Questo racconto lo ascoltai una sera, mentre una mezzaluna d’argento veleggiava per un cielo di seta damascata come un galeone spinto sopra le onde, dai sospiri delle stelle. Piera Graffer, La Miliarda. LoGisma, 2006.

Dopo aver suonato più volte, finalmente, si affacciò alla camera un infermiere con un mezzo toscano in bocca. «Che cosa succede?» domandò brusco, la mano poggiata allo stipite della porta. «Fate qualcosa, nella stanza accanto c’è una disgraziata che urla, che sta male». L’infermiere scoppiò a ridere. «Macché male d’Egitto!», disse. «Quella sta meglio di me e di lei. Tutte le sere, el servel ghe va in acqua. La xe l’arteriosclerosi». Nantas Salvalaggio, Calle del Tempo. Mondadori, 1984.

Da bambino volevo diventare conducente di filovie oppure organista, due professioni in qualche modo altrettanto sociali. Ancor oggi darei tutto quello che so, cioè poco, per riuscire a suonare Bach o Zipoli. A 8 anni mi colse una passione irrefrenabile per i giornali, e per uno in particolare, La Notte. Spendevo i pochi spiccioli della mancia settimanale per comprarla ogni pomeriggio. Conservo fra le cose più care un biglietto autografo inviatomi dal suo fondatore, Nino Nutrizio, che non ho mai avuto la fortuna d’incontrare. Mi confessava d’essere rimasto estasiato fin dall’aspetto grafico da una lettera che gli avevo inviato. Stefano Lorenzetto. Oggi.

Sbarcato a Cuvio con i suoi mobili e installato in una vecchia villa ai margini del piccolo borgo, il pretore Vanghetta si sentì arrivato in una delle destinazioni che aveva sognato fin dai primi anni della sua carriera: un paese tranquillo, lontano dalla Procura e dal Tribunale, con pochi avvocati, tutti di mezza misura, sui quali avrebbe dominato facilmente. Intorno, un ambiente di piccoli industriali e di modesti commercianti, dai quali gli sarebbe stato facile farsi rispettare e anche benvolere. Piero Chiara, Il pretore di Cuvio. Mondadori, 1973.
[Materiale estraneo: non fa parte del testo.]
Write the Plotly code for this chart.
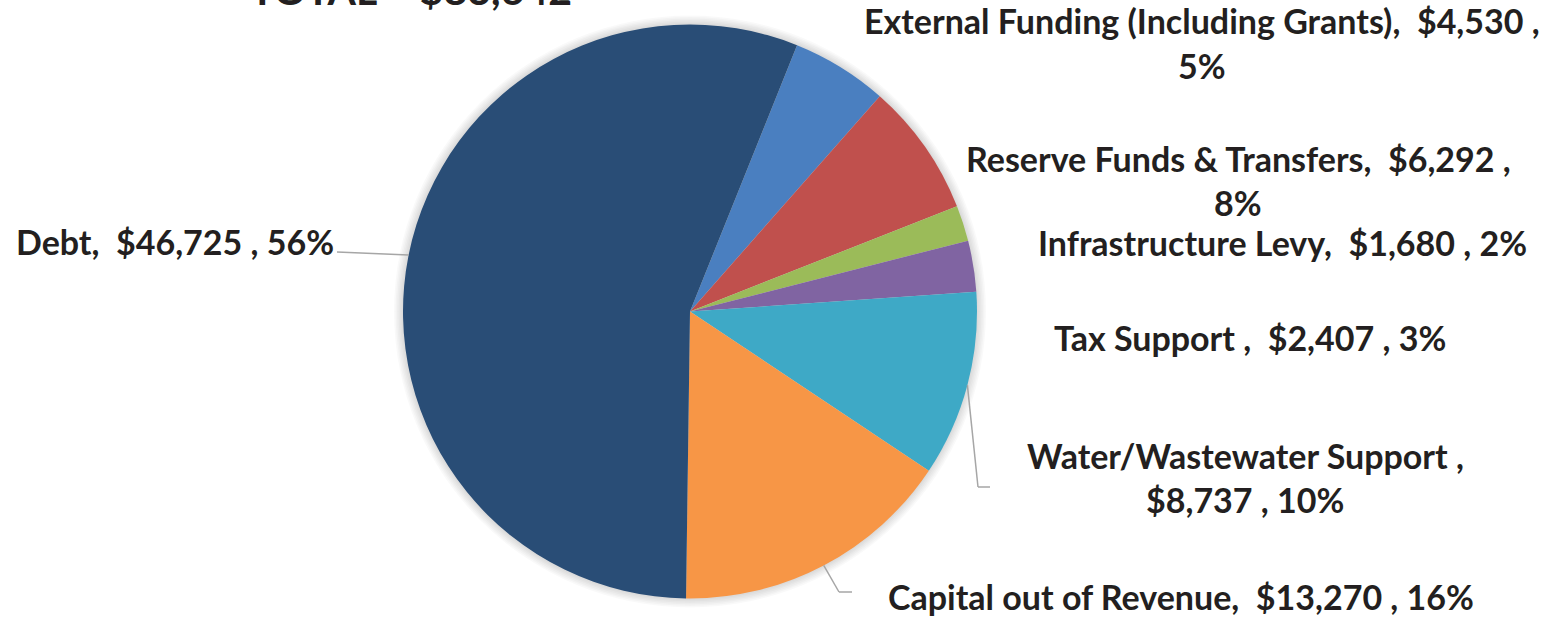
import math

import plotly.graph_objects as go

# Data
categories = [
    "External Funding (Including Grants)",
    "Reserve Funds & Transfers",
    "Infrastructure Levy",
    "Tax Support ",
    "Water/Wastewater Support ",
    "Capital out of Revenue",
    "Debt",
]
values = [4530, 6292, 1680, 2407, 8737, 13270, 46725]
colors = ["#4A7FC0", "#C0504D", "#9BBB59", "#8064A2", "#3EA9C6", "#F79646", "#294D76"]
title_text = "TOTAL = $83,642"

# where each label wraps: after the value, after the name, or not at all
label_breaks = ["value", "value", None, None, "name", None, None]

W, H = 1559, 627
CX, CY, R = 690, 311.5, 287
ROTATION = 21.9
FONT = "Lato"
FONT_SIZE = 34
TEXT_COLOR = "#231F20"
LINE_COLOR = "#A6A6A6"

# label placement (pixel centre x, first baseline y)
label_x = [1202, 1238, 1282, 1250, 1245, 1181, 175]
label_y = [31, 168, 252, 347, 465, 606, 251]
line_gap = 44

# leader line elbows (pixels) for labels that have one
leader_points = {
    4: [(978, 487), (990, 487)],
    5: [(839, 592), (852, 592)],
    6: [(337, 252)],
}


def px(x):
    return x / W


def py(y):
    return 1 - y / H


total = sum(values)
fig = go.Figure(
    go.Pie(
        labels=categories,
        values=values,
        marker={"colors": colors, "line": {"width": 0}},
        sort=False,
        direction="clockwise",
        rotation=ROTATION,
        textinfo="none",
        hoverinfo="skip",
        showlegend=False,
        domain={"x": [px(CX - R), px(CX + R)], "y": [py(CY + R), py(CY - R)]},
    )
)

annotations = []
nb = "\u00a0"
for i, (cat, val) in enumerate(zip(categories, values)):
    pct = round(val / total * 100)
    if label_breaks[i] == "value":
        lines = [f"{cat},{nb} ${val:,} ,", f"{pct}%"]
    elif label_breaks[i] == "name":
        lines = [f"{cat},", f"${val:,} , {pct}%"]
    else:
        lines = [f"{cat},{nb} ${val:,} , {pct}%"]
    for j, line in enumerate(lines):
        annotations.append({
            "text": f"<b>{line}</b>",
            "x": px(label_x[i]),
            "y": py(label_y[i] + j * line_gap - 10),
            "xref": "paper",
            "yref": "paper",
            "xanchor": "center",
            "yanchor": "middle",
            "showarrow": False,
            "font": {"family": FONT, "size": FONT_SIZE, "color": TEXT_COLOR},
        })

# the title sits mostly above the top edge, as in the source image
annotations.append({
    "text": f"<b>{title_text}</b>",
    "x": px(411),
    "y": py(-10),
    "xref": "paper",
    "yref": "paper",
    "xanchor": "center",
    "yanchor": "middle",
    "showarrow": False,
    "font": {"family": FONT, "size": 41, "color": TEXT_COLOR},
})

shapes = []
# soft shadow around the pie
for k in range(1, 7):
    r = R + k * 1.5
    shapes.append({
        "type": "circle",
        "xref": "paper",
        "yref": "paper",
        "x0": px(CX - r),
        "x1": px(CX + r),
        "y0": py(CY + r),
        "y1": py(CY - r),
        "fillcolor": "rgba(0,0,0,0.025)",
        "line": {"width": 0},
        "layer": "below",
    })

# leader lines from slice mid-angle on the edge
cum = 0
for i, val in enumerate(values):
    mid = math.radians(ROTATION + (cum + val / 2) / total * 360)
    cum += val
    if i not in leader_points:
        continue
    pts = [(CX + R * math.sin(mid), CY - R * math.cos(mid))] + leader_points[i]
    for (x0, y0), (x1, y1) in zip(pts[:-1], pts[1:]):
        shapes.append({
            "type": "line",
            "xref": "paper",
            "yref": "paper",
            "x0": px(x0),
            "y0": py(y0),
            "x1": px(x1),
            "y1": py(y1),
            "line": {"color": LINE_COLOR, "width": 1.5},
        })

fig.update_layout(
    width=W,
    height=H,
    margin={"l": 0, "r": 0, "t": 0, "b": 0},
    paper_bgcolor="white",
    plot_bgcolor="white",
    annotations=annotations,
    shapes=shapes,
)

# drop the default page margin so the figure fills the window exactly
fig.write_html(
    "out.html",
    config={"displayModeBar": False},
    post_script="document.body.style.margin = '0';",
)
Lo chiami vivere, questo? Tappato in uno stambugio di ufficio pieno di fumo a leggere bozze? Lo potrebbe fare un cadavere. Fuori è primavera, almeno stando al calendario. Hai notato che a New York la primavera non esiste? Qui, o si gela, o si frigge. Isaac B. Singer, Anime perdute. Longanesi, 1995.

La musica è Dio che sorride all’uomo. Roberto Gervaso. il Messaggero.